Will’s World: Searching for signs of spring on farm
I’m reading The Lion, The Witch and The Wardrobe with my youngest daughter, and I’m beginning to suspect that the evil White Witch who magically condemns the kingdom of Narnia to an eternal winter has done the same thing to Britain. It certainly feels like it, anyway.
I don’t think we’ve had three dry days in a row for more than five months. I’ve lost count of the floods we’ve had, and our crops look scruffier and more bedraggled than Boris Johnson the morning after a Downing Street lockdown party.
See also: How to tackle hefty spring arable workloads after wet winter
Cashflow is tighter than two coats of paint, and I haven’t felt truly warm since we went on a family holiday to find some sun back in October.

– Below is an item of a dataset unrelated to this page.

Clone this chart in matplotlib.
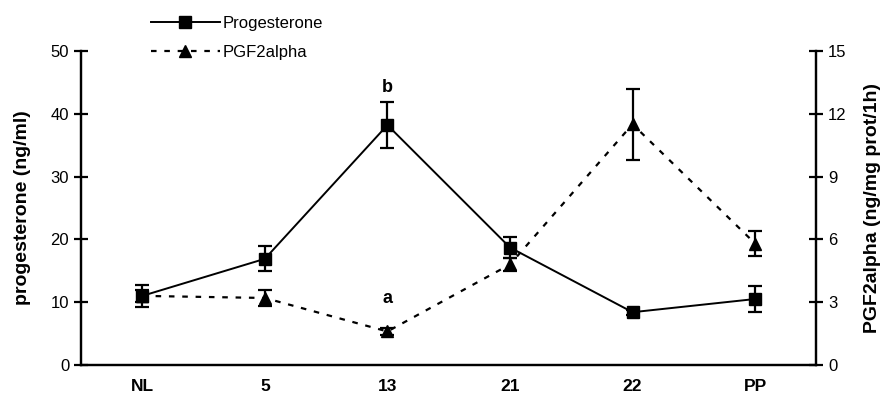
import matplotlib
matplotlib.use('Agg')
import matplotlib.pyplot as plt
from matplotlib.lines import Line2D

plt.rcParams['font.family'] = ['Liberation Sans', 'DejaVu Sans']

# data
groups = ['NL', '5', '13', '21', '22', 'PP']
prog = [11.0, 16.9, 38.2, 18.7, 8.4, 10.5]
prog_err = [1.8, 2.0, 3.6, 1.7, 0.4, 2.1]
pgf = [3.3, 3.2, 1.6, 4.8, 11.5, 5.8]
pgf_err = [0.3, 0.4, 0.15, 0.3, 1.7, 0.6]

x = list(range(len(groups)))
dash = (0, (2.5, 3.5))

fig = plt.figure(figsize=(8.85, 3.98), dpi=100)
ax = fig.add_axes([0.0915, 0.083, 0.831, 0.789])
ax2 = ax.twinx()

ax.errorbar(x, prog, yerr=prog_err, color='black', lw=1.4, marker='s', ms=9,
            capsize=5, elinewidth=1.6, capthick=1.6)
ax2.errorbar(x, pgf, yerr=pgf_err, color='black', lw=1.6, ls=dash,
             marker='^', ms=9, capsize=5, elinewidth=1.6, capthick=1.6)

ax.set_xlim(-0.5, 5.5)
ax.set_ylim(0, 50)
ax2.set_ylim(0, 15)
ax.set_yticks([0, 10, 20, 30, 40, 50])
ax2.set_yticks([0, 3, 6, 9, 12, 15])
ax.set_xticks(x)
ax.set_xticklabels(groups, fontweight='bold', fontsize=12.5)

for a in (ax, ax2):
    a.spines['top'].set_visible(False)
    for s in a.spines.values():
        s.set_linewidth(1.6)
    a.tick_params(axis='y', direction='inout', length=10, width=1.6, labelsize=12)
ax.tick_params(axis='x', length=0, pad=10)

ax.set_ylabel('progesterone (ng/ml)', fontweight='bold', fontsize=14, labelpad=14)
ax2.set_ylabel('PGF2alpha (ng/mg prot/1h)', fontweight='bold', fontsize=14, labelpad=12)

ax.text(2, 44.1, 'b', ha='center', va='center', fontweight='bold', fontsize=13)
ax.text(2, 10.6, 'a', ha='center', va='center', fontweight='bold', fontsize=13)

h1 = Line2D([], [], color='black', lw=1.4, marker='s', ms=9)
h2 = Line2D([], [], color='black', lw=1.6, ls=dash, marker='^', ms=9)
fig.legend(handles=[h1, h2], labels=['Progesterone', 'PGF2alpha'],
           loc='upper left', bbox_to_anchor=(0.154, 0.997),
           frameon=False, fontsize=12, handlelength=4.1, labelspacing=0.82,
           handletextpad=0.2)

plt.savefig('out.png', dpi=100)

All this, coupled with the current uncertainty around farming policy, as well as the abject horror that we’re witnessing daily on the news and the feeling of helplessness and despair that engenders, has me feeling a bit down.

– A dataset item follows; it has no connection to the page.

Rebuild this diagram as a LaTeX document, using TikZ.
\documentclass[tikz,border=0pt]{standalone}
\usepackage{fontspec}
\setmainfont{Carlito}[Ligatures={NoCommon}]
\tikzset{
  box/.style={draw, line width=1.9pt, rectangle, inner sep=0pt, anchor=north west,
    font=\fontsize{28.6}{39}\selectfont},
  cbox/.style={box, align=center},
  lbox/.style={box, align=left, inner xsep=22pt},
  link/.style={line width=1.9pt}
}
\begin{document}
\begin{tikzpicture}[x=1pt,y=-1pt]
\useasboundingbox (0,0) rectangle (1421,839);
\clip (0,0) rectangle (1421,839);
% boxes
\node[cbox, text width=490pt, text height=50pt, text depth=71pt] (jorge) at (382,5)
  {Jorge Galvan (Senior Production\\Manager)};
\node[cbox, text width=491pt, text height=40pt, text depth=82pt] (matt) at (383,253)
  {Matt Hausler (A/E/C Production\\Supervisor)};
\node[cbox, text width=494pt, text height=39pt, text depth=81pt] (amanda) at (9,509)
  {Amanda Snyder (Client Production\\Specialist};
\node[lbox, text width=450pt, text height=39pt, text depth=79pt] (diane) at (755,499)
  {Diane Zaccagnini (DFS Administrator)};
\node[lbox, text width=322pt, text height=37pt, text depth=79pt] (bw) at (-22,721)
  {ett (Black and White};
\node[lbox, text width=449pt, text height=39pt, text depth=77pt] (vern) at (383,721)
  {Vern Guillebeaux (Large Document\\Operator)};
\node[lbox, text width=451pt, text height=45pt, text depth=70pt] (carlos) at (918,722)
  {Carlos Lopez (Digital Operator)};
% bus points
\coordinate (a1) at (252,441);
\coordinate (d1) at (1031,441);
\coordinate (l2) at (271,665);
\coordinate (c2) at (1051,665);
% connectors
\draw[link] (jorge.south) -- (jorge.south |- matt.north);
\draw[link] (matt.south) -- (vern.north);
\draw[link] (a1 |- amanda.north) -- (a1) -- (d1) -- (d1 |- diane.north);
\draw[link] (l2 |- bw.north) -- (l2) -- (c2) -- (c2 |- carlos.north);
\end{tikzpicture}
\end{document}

I’m alright, but certainly not firing on all cylinders – six out of 10, I suppose.
Gwanwyn cometh
As a result, I’m trying to be proactive by finding the time every day, whether early in the morning or late in the evening, for short walks round the farm to search for signs of spring and the uplifting feeling of hope that comes along with it.
The word “spring” never seems sufficiently beautiful to adequately describe the most wondrous of seasons, though. It doesn’t roll off the tongue well enough. It’s a syllable too short. I prefer the Welsh word for it: gwanwyn.

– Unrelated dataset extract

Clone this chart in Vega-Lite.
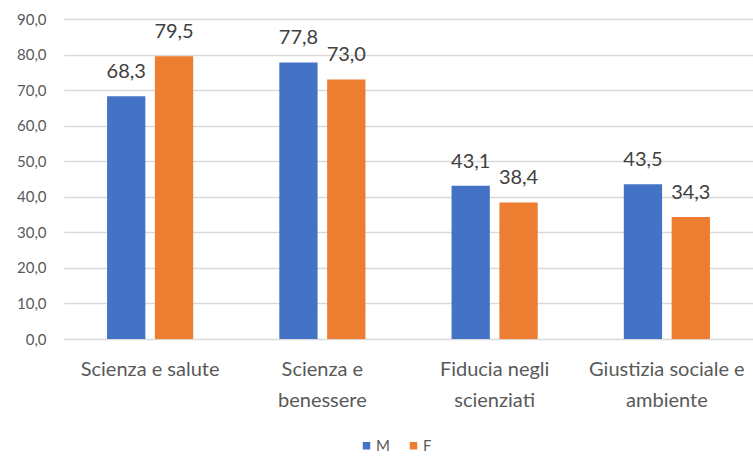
{
  "$schema": "https://vega.github.io/schema/vega-lite/v6.json",
  "width": 689,
  "height": 320,
  "autosize": {"type": "none"},
  "padding": {"left": 64, "top": 19, "right": 0, "bottom": 117},
  "background": "white",
  "config": {
    "locale": {"number": {"decimal": ",", "thousands": ".", "grouping": [3], "currency": ["€", ""]}},
    "view": {"stroke": null},
    "font": "Lato"
  },
  "data": {
    "values": [
      {"cat": "Scienza e salute", "sex": "M", "value": 68.3},
      {"cat": "Scienza e salute", "sex": "F", "value": 79.5},
      {"cat": "Scienza e|benessere", "sex": "M", "value": 77.8},
      {"cat": "Scienza e|benessere", "sex": "F", "value": 73.0},
      {"cat": "Fiducia negli|scienziati", "sex": "M", "value": 43.1},
      {"cat": "Fiducia negli|scienziati", "sex": "F", "value": 38.4},
      {"cat": "Giustizia sociale e|ambiente", "sex": "M", "value": 43.5},
      {"cat": "Giustizia sociale e|ambiente", "sex": "F", "value": 34.3}
    ]
  },
  "encoding": {
    "x": {
      "field": "cat", "type": "nominal", "sort": null,
      "scale": {"paddingInner": 0.5, "paddingOuter": 0.25},
      "axis": {
        "title": null, "labelAngle": 0, "domain": false, "ticks": false,
        "labelExpr": "split(datum.label, '|')",
        "labelFontSize": 20, "labelLineHeight": 31, "labelPadding": 20,
        "labelColor": "#595959", "labelFont": "Lato", "labelBaseline": "top"
      }
    },
    "xOffset": {"field": "sex", "type": "nominal", "sort": ["M", "F"], "scale": {"paddingInner": 0.2}},
    "y": {
      "field": "value", "type": "quantitative",
      "scale": {"domain": [0, 90], "nice": false},
      "axis": {
        "title": null, "values": [0, 10, 20, 30, 40, 50, 60, 70, 80, 90], "format": ".1f",
        "domain": false, "ticks": false, "gridColor": "#D9D9D9", "gridWidth": 1.5,
        "labelFontSize": 15, "labelColor": "#595959", "labelPadding": 18, "labelFont": "Lato"
      }
    }
  },
  "layer": [
    {
      "mark": {"type": "bar"},
      "encoding": {
        "color": {
          "field": "sex", "type": "nominal",
          "scale": {"domain": ["M", "F"], "range": ["#4472C4", "#ED7D31"]},
          "legend": {
            "title": null, "orient": "none", "direction": "horizontal",
            "legendX": 295, "legendY": 419, "symbolType": "square", "symbolSize": 56,
            "labelFontSize": 15, "labelColor": "#595959", "labelOffset": 2, "columnPadding": 16,
            "labelFont": "Lato"
          }
        }
      }
    },
    {
      "mark": {"type": "text", "baseline": "bottom", "dy": -14, "fontSize": 20, "color": "#404040", "font": "Lato"},
      "encoding": {
        "text": {"field": "value", "type": "quantitative", "format": ".1f"}
      }
    }
  ]
}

I’m biased, perhaps, but like many Welsh nouns, it seems to me to fit better than the English. It sounds softer, less harsh – more like the season itself. An appropriate word to illustrate a time of rebirth and revival, of leaving darkness behind and re-entering the light.
In the miles of our ancient hedgerows, the buds of hawthorns are bursting forth, with new green leaves soon to appear.
I saw the first of the wild primroses that grow on the banks underneath them last week, and I couldn’t help but smile, despite my melancholy.
I know where they all are on the farm, and I look out for them every March, wondering if, as the Celts believed, a patch of them signifies a gateway to the realm of the fairies. I tell my daughters it’s true, anyway.
Many happy returns
Along the riverbank the wild garlic is starting to tentatively reappear and will soon cover the stretch that runs alongside our lane with its star-like white flowers.
After a warm April shower, you can smell it from the farmyard; the aroma of home.
Migrant birds are starting to return, and I heard a chiffchaff yesterday, joyfully singing its name from the top of a silver birch. On a recent rare sunny day, I glimpsed my first hare of the year, too, loping cautiously across a grass field.
The sight always makes me feel, if only briefly, that everything’s well with the world.
We’re blessed to have lots of them here, and I’ve often seen them stand up and box, gracefully but savagely, like middleweights.
This longest of winters, with its frigid darkness, multiple storms and constant downpours, has left the countryside in its battered and well-worn work clothes, tired, lacklustre and downcast.
But spring – gwanwyn – is on its way and will soon see it dressed up again in all its finery, energised and ready for an occasion.
Light, colour and hope are all finally returning – you just need to know where to look for them.